Larger teams also have reason to adopt a microservices/SOA architecture. Once an organization grows beyond a single team, it becomes difficult to manage a single codebase and a single deployment cadence (see Conway’s law).

Maturing infrastructure abstraction

The third important trend is the significant maturation of infrastructure management and software operations. This shift began with the rise of “DevOps” culture over the past decade. The idea of DevOps is that IT operations should be less about system administration (manual grooming of infrastructure and software packages) and more about automation (writing software to automate the same processes).

One interesting result of this is the gradually emerging interface between the application and infrastructure. This is a natural byproduct of increased automation - ops automation systems are software, and software needs a user interface.

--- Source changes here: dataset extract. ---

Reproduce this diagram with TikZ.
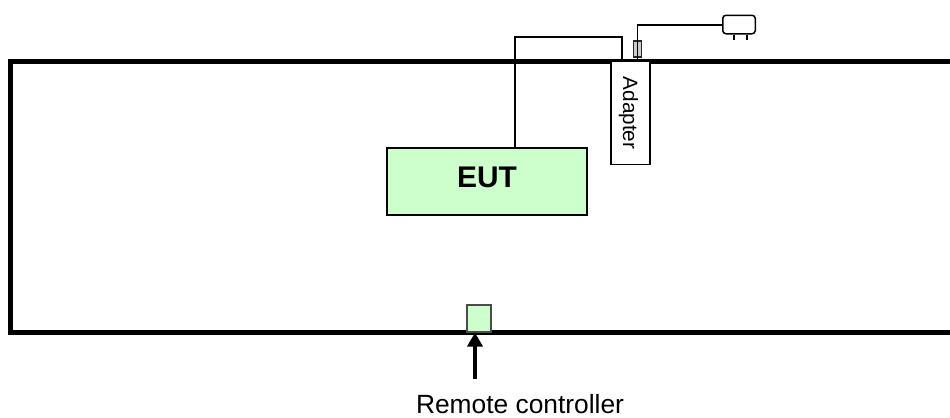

Configuration management systems were an iteration on this. For the most part, these systems are a kind of development kit - providing an easier way to write automation code. Kubernetes, and other container orchestrators, are a much more well-refined take on the operational interface. They provide a specific and well-defined API for workflows such as deploying or upgrading application instances. These types of tasks would have previously been managed through ticketing systems and semi-automated workflows, still driven manually by system administrators.

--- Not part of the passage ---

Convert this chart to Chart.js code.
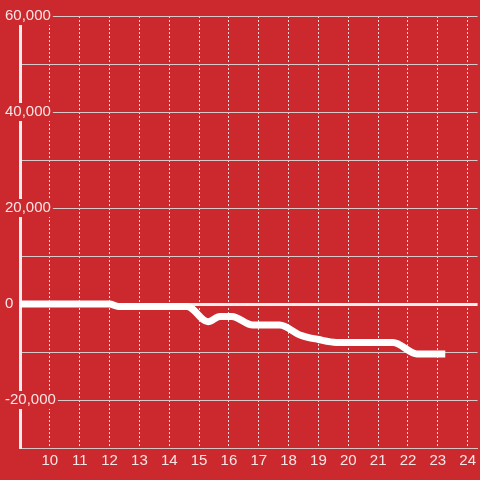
<!DOCTYPE html>
<html>
<head>
<meta charset="utf-8">
<script src="https://cdn.jsdelivr.net/npm/chart.js@4/dist/chart.umd.min.js"></script>
<style>
  html, body { margin: 0; padding: 0; background: #cc292e; }
  #wrap { width: 480px; height: 480px; }
</style>
</head>
<body>
<div id="wrap"><canvas id="myChart" width="480" height="480"></canvas></div>
<script>
// values
var hours = [8.5, 9, 10, 11, 12, 12.3, 13, 14, 14.6, 15.3, 15.7, 16.1, 16.8, 17.7, 18.4, 19, 19.6, 20.5, 21.5, 22.3, 23.25];
var balance = [0, 0, 0, 0, 0, -500, -500, -500, -500, -3700, -2600, -2600, -4400, -4400, -6500, -7400, -8000, -8000, -8000, -10400, -10400];
var xTicks = [10, 11, 12, 13, 14, 15, 16, 17, 18, 19, 20, 21, 22, 23, 24];
var yTicks = [-30000, -20000, -10000, 0, 10000, 20000, 30000, 40000, 50000, 60000];
var yLabelled = [-20000, 0, 20000, 40000, 60000];

var bg = '#cc292e';
var points = [];
for (var i = 0; i < hours.length; i++) {
  points.push({ x: hours[i], y: balance[i] });
}

var ctx = document.getElementById("myChart").getContext('2d');

var chart = new Chart(ctx, {
  type: 'line',
  data: {
    datasets: [{
      data: points,
      borderColor: '#ffffff',
      borderWidth: 7,
      pointRadius: 0,
      fill: false,
      cubicInterpolationMode: 'monotone',
      borderCapStyle: 'butt'
    }]
  },
  options: {
    responsive: false,
    animation: false,
    layout: { padding: { left: 5, top: 16, right: 0, bottom: 0 } },
    plugins: { legend: { display: false }, tooltip: { enabled: false } },
    scales: {
      x: {
        type: 'linear',
        min: 9,
        max: 24.333,
        afterBuildTicks: function (scale) {
          scale.ticks = xTicks.map(function (v) { return { value: v }; });
        },
        afterFit: function (scale) { scale.height = 32; },
        grid: {
          color: '#eadada',
          lineWidth: 1,
          drawTicks: false
        },
        border: { display: true, color: '#d4c4c4', width: 1, dash: [2, 2] },
        ticks: {
          padding: 4,
          color: 'rgba(255,255,255,0.88)',
          font: { family: "'Liberation Sans', Arial, sans-serif", size: 15 },
          maxRotation: 0,
          callback: function (v) { return String(v); }
        }
      },
      y: {
        type: 'linear',
        min: -30000,
        max: 60000,
        afterBuildTicks: function (scale) {
          scale.ticks = yTicks.map(function (v) { return { value: v }; });
        },
        afterFit: function (scale) { scale.width = 15; },
        grid: {
          drawTicks: false,
          color: function (c) { return c.tick && c.tick.value === 0 ? '#eeeeee' : '#d8c8c8'; },
          lineWidth: function (c) { return c.tick && c.tick.value === 0 ? 3 : 1; }
        },
        border: { display: true, color: '#eeeeee', width: 3 },
        ticks: {
          mirror: true,
          padding: -15,
          color: 'rgba(255,255,255,0.88)',
          font: { family: "'Liberation Sans', Arial, sans-serif", size: 15 },
          showLabelBackdrop: true,
          backdropColor: bg,
          backdropPadding: { left: 1, right: 2, top: 0, bottom: 0 },
          callback: function (v) {
            if (yLabelled.indexOf(v) < 0) return '';
            return v.toLocaleString('en-US');
          }
        }
      }
    }
  }
});
</script>
</body>
</html>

A clearly defined API places certain demands on both sides of the interface. The infrastructure is effectively abstracted and presented to the user as pools of resources (compute, network, and storage). Developers must package up their software in a way that allows it to be managed in a consistent way, regardless of the application’s specifics. Application instances need to be immutabile, stateless, and ephemeral. You can no longer design software to require special case handling at the infrastructure level.


“Cloud native” is a way to describe the current era in backend software and infrastructure management. It stands for three trends - the adoption of containers as a packaging mechanism, the embracing of distributed architectures (microservices/SOA), and the emergence of a well-defined IT operations API layer (e.g. Kubernetes).

Each of these trends results in a new set of requirements for both the infrastructure and application layers. The infrastructure part is “the cloud” (even if it’s private and on-premise), and the applications must be designed in a “cloud native” manner in order to work well with the infrastructure abstraction.

What are the specific requirements, patterns, and best practices for “cloud native” apps? Well, that is a topic for a separate blog post (or ten!).